Creative minds are driving the innovation pipeline. Thus, the end products are "serendipitous".
Innovation is as an incremental process, usually accomplished by those who are not satisfied by stuff working "good enough" and are willing to challenge the old "we've always done it this way" approach.
By incremental, I mean that we couldn't innovate a laptop computer without the desktop just sitting there and asking to be made portable.
Serendipity has something to do with it, but it is a minor component in my view. For example, one could innovate a great product that is ahead of its time and/or due to various market forces (a/k/a bad luck) it never takes off. Sometimes, we just need to cross paths with the right people at the right time (Tesla and Westinghouse...). Yet, without a wide-eyed look at the world, fire in the belly to make it better and a good plan, serendipity just won't do.
Here ya go Julien....hope this is all somehow helpful. Heres our White Paper on Adaptive Innovation.
The best innovation book somewhat recently? "Where Good Ideas Come From" by Steven Johnson.
Here's his Ted Talk - one of the best I've ever heard.
Adam Malofsky
Malofsky@elemence.net
The term "disruptive" was originally used with reference to changing the MARKET; as such it should not be used for inventions ((since it is too early to say at that stage).
A difference should be recognized between INVENTIONS VS INNOVATIONS, with the latter being less likely to have a major impact on the existing market.
A "deliberate" effort to create innovations starts with a question: "How can I do this better?" Serendipity is not likely to play a major role in this process.
On the other hand, investigation of new technical areas while conducting basic research involves accumulating data and knowledge as the work progresses, with a specific goal or destination not necessarily defined. In this case, "serendipity" is in fact a recognition, based on a broader knowledge, that a new observation, property, etc., could have a practical utility. It is in no way a "chance" event.
I'm a huge believer in Clay Christensen's 'Jobs to be done' theory from his new book Competing against luck.
I also think its important to define the difference between invention and innovation, I outline that in this article and also look at the definition of a 'valuable idea'.

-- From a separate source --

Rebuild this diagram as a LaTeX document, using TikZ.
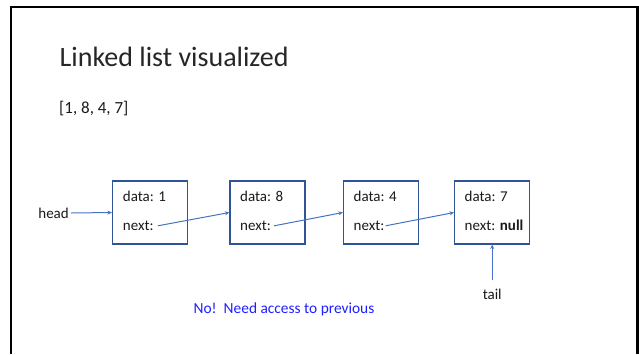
\documentclass[tikz,border=0pt]{standalone}
\usepackage{fontspec}
\setmainfont{Carlito}
\usetikzlibrary{arrows.meta}
\definecolor{boxline}{HTML}{2F5597}
\definecolor{linkline}{HTML}{4472C4}
\definecolor{inktext}{HTML}{1A1A1A}
\definecolor{warnblue}{HTML}{1F1FFF}
\tikzset{
  cell/.style={draw=boxline, line width=1.2pt, minimum width=75pt, minimum height=63pt, inner sep=0pt},
  celltext/.style={anchor=base west, inner sep=2pt, font=\fontsize{15}{18}\selectfont, text=inktext},
  link/.style={draw=linkline, line width=1pt, -{Stealth[length=4.5pt,width=4pt]}},
  label/.style={font=\fontsize{15}{18}\selectfont, text=inktext, inner sep=2pt}
}
\begin{document}
\begin{tikzpicture}[x=1pt,y=-1pt]
\useasboundingbox (0,0) rectangle (639,354);
% slide frame (open at the bottom)
\draw[line width=2.6pt, black] (11,354) -- (11,7) -- (637.5,7) -- (637.5,354);

% heading and the list itself
\node[anchor=base west, inner sep=0pt, font=\fontsize{28}{32}\selectfont, text=black!85] (title) at (59.5,66.7) {Linked list visualized};
\node[anchor=base west, inner sep=0pt, font=\fontsize{17}{20}\selectfont, text=inktext] (arr) at (59,113.5) {[1, 8, 4, 7]};

% list cells
\node[cell] (b1) at (150,212.5) {};
\node[cell] (b2) at (267.5,212.5) {};
\node[cell] (b3) at (381,212.5) {};
\node[cell] (b4) at (492.2,212.5) {};

\node[celltext] (d1) at (120.7,201.5) {data: 1};
\node[celltext] (n1) at (120.7,230.5) {next:};
\node[celltext] (d2) at (238,201.5) {data: 8};
\node[celltext] (n2) at (238,230.5) {next:};
\node[celltext] (d3) at (351.5,201.5) {data: 4};
\node[celltext] (n3) at (351.5,230.5) {next:};
\node[celltext] (d4) at (462.5,201.5) {data: 7};
\node[celltext] (n4) at (462.5,230.5) {next: \textbf{null}};

% pointers
\node[label, anchor=east] (head) at (71,213) {head};
\node[label] (tail) at (492.2,294) {tail};

\draw[link] (head.east) -- (b1.west);
\draw[link] ([xshift=2pt]n1.east) -- (b2.west);
\draw[link] ([xshift=1pt]n2.east) -- (b3.west);
\draw[link] ([xshift=-1pt]n3.east) -- (b4.west);
\draw[link, shorten <=7pt] (tail.north) -- (b4.south);

\node[font=\fontsize{15.4}{18}\selectfont, text=warnblue, inner sep=0pt] (note) at (284,309) {No!\ \ Need access to previous};
\end{tikzpicture}
\end{document}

https://medium.com/@donsmith_64733/on-the-recognition-of-valuable-ideas-f6189e92e7c0
Serendipity in innovation is an outcome, impact or happening that wasn't anticipated or planned. One recently in the Middle East where I found I myself being placed in an office with an influential global leader. After a brief introduction and ongoing discussions, we found very quickly area's of commonality in what we did, what we wanted and in particular risk taking. I was delighted to meet someone with the same vision, a similar approach, experience, market knowledge and mentality (to product development) as my own. Within a few days we were discussing outside the office global scale developments that would add significant value to us both in bringing together our plans - which had nothing to do with the work we both undertaking at the time.